Now one might say that these crimes are truly repugnant, and thus deserve the highest depths of our condemnation. And I'd agree. But consider another case: the controversy over so-called "gray rape." Many people, including many women, have been resistent to use the rape label (hence the "gray" appellation), specifically because they don't see what happened to them as being commesurate with the ultimate evil that is rape. The intense stigma attached to rape means that we are naturally hesitant to apply the label to all but the most extreme cases, and that has the effect of shielding a great number of violent sexual assaults from being brought to justice.
This plays into the previously blogged upon "just world" theorem, which basically describes the psychological preference (or need) most people have to believe the world is just. Given that constraint, it is impossible to believe that a given act X is a) horrifyingly, unforgivably evil and b) common and widespread. Despite Arendt's protest, we cannot truly believe that evil is that banal. The reconciliation comes by redefining X, usually by restricting it to a narrow enough band of cases so that it no longer can be seen as omnipresent.
In this way, extreme stigmatization of injustice acts as a ward for it. By virtue of our strident condemnations, we are simultaneously signaling that the events in question are abhorrent as well as aberrant. They are exceptions. They are so far beyond the ethical standards of society that they merit this extreme reaction. The implication is that the object in question cannot, by its very nature, incorporate any mainstream elements, for that would undermine the very lifeblood of the stigma.
Racism is another example of stigma operating to reify, rather than undermine, an oppressive force. Prior to the Civil Rights revolution, racist activities were common and widespread, but they were not considered to be evil. After the civil rights revolution, we began to come to terms with the magnitude of the injustice that racism represented. But to recognize that while still accounting for its pervasive presence in American society would force us to consider the possibility that our system might be fundamentally unjust ("to the bone", as Jerome McCristal Culp might have put it). Society can't function when the vast majority of persons are considered implicated in supreme evil. If I can't associate with a racist, and everyone is a racist, I can't associate with anyone. This state of affairs is untenable. So racism got redefined to only mean the most overt, shocking, horrifying aspects of White supremacy, and the rest gets a free pass.
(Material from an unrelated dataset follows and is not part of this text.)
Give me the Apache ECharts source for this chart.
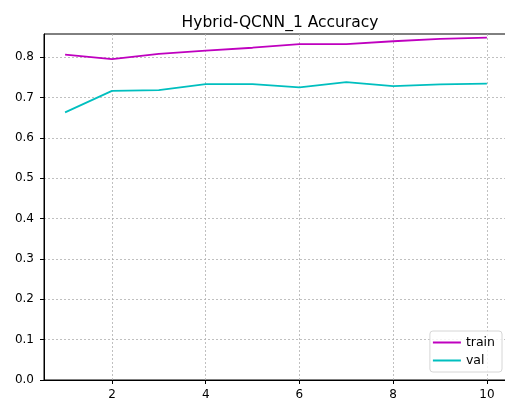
<!DOCTYPE html>
<html>
<head>
<meta charset="utf-8">
<script src="https://cdn.jsdelivr.net/npm/echarts@6/dist/echarts.min.js"></script>
<style>
  html, body { margin: 0; padding: 0; background: #fff; }
  #chart { width: 505px; height: 400px; }
</style>
</head>
<body>
<div id="chart"></div>
<script>
// epochs and accuracy
const epochs = [1, 2, 3, 4, 5, 6, 7, 8, 9, 10];
const trainAcc = [0.806, 0.795, 0.808, 0.816, 0.823, 0.832, 0.832, 0.839, 0.845, 0.848];
const valAcc = [0.663, 0.716, 0.718, 0.733, 0.733, 0.725, 0.738, 0.728, 0.732, 0.734];
const xTicks = [2, 4, 6, 8, 10];
const yTicks = [0, 0.1, 0.2, 0.3, 0.4, 0.5, 0.6, 0.7, 0.8];

const chart = echarts.init(document.getElementById('chart'), null, { renderer: 'canvas' });

const font = 'DejaVu Sans';
const gridLine = { show: true, lineStyle: { color: '#b0b0b0', width: 0.8, type: [2, 2] } };

const option = {
  animation: false,
  backgroundColor: '#fff',
  title: {
    text: 'Hybrid-QCNN_1 Accuracy',
    left: 275,
    textAlign: 'center',
    top: 10,
    textStyle: { fontFamily: font, fontSize: 15.5, fontWeight: 'normal', color: '#000' }
  },
  grid: {
    left: 44, top: 34, width: 464, bottom: 20,
    outerBoundsMode: 'none',
    show: true, borderColor: '#000', borderWidth: 1
  },
  legend: {
    orient: 'vertical',
    right: 3,
    bottom: 28,
    data: ['train', 'val'],
    icon: 'rect',
    itemWidth: 28,
    itemHeight: 2,
    itemGap: 5,
    padding: [5, 7, 5, 3],
    backgroundColor: 'rgba(255,255,255,0.8)',
    borderColor: '#d6d6d6',
    borderWidth: 1,
    borderRadius: 3,
    textStyle: { fontFamily: font, fontSize: 12.5, color: '#000' }
  },
  xAxis: {
    type: 'value',
    min: 0.55,
    max: 10.45,
    axisLine: { show: true, onZero: false, lineStyle: { color: '#000', width: 1 } },
    axisTick: { show: true, length: 4, customValues: xTicks, lineStyle: { color: '#000' } },
    axisLabel: { customValues: xTicks, margin: 9, fontFamily: font, fontSize: 12, color: '#000' },
    splitLine: gridLine
  },
  yAxis: {
    type: 'value',
    min: 0,
    max: 0.857,
    axisLine: { show: true, lineStyle: { color: '#000', width: 1 } },
    axisTick: { show: true, length: 4, customValues: yTicks, lineStyle: { color: '#000' } },
    axisLabel: {
      customValues: yTicks, margin: 10, fontFamily: font, fontSize: 12, color: '#000',
      formatter: v => v.toFixed(1)
    },
    splitLine: gridLine
  },
  series: [
    {
      name: 'train',
      type: 'line',
      data: epochs.map((e, i) => [e, trainAcc[i]]),
      showSymbol: false,
      color: '#bf00bf',
      lineStyle: { width: 1.8, color: '#bf00bf' }
    },
    {
      name: 'val',
      type: 'line',
      data: epochs.map((e, i) => [e, valAcc[i]]),
      showSymbol: false,
      color: '#00bfbf',
      lineStyle: { width: 1.8, color: '#00bfbf' }
    }
  ]
};

chart.setOption(option);
</script>
</body>
</html>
How do we resolve this dilemma? I'm on the record as favoring lowering rhetorical heat in order to create space for more public action (in other words, I want to diminish the sentiment that all race-based wrongs, or (yes) all sex crimes, are "horrifyingly, unforgivably evil."). This doesn't mean that I believe nothing qualifies for fiery, virulent condemnation -- a lynch mob or a child rape certainly does. But if (and because) we do need to preserve our rhetorical cannons for those truly horrible events, that then impresses the need to develop a more vibrant, flexible vocabulary for discussing these sorts of wrongs. If "racism" is to mean "unforgivably evil", then we need words that describe racial injustice that do not have that connotation -- for there are acts of racial significance that are neither unforgivable nor justly ignored.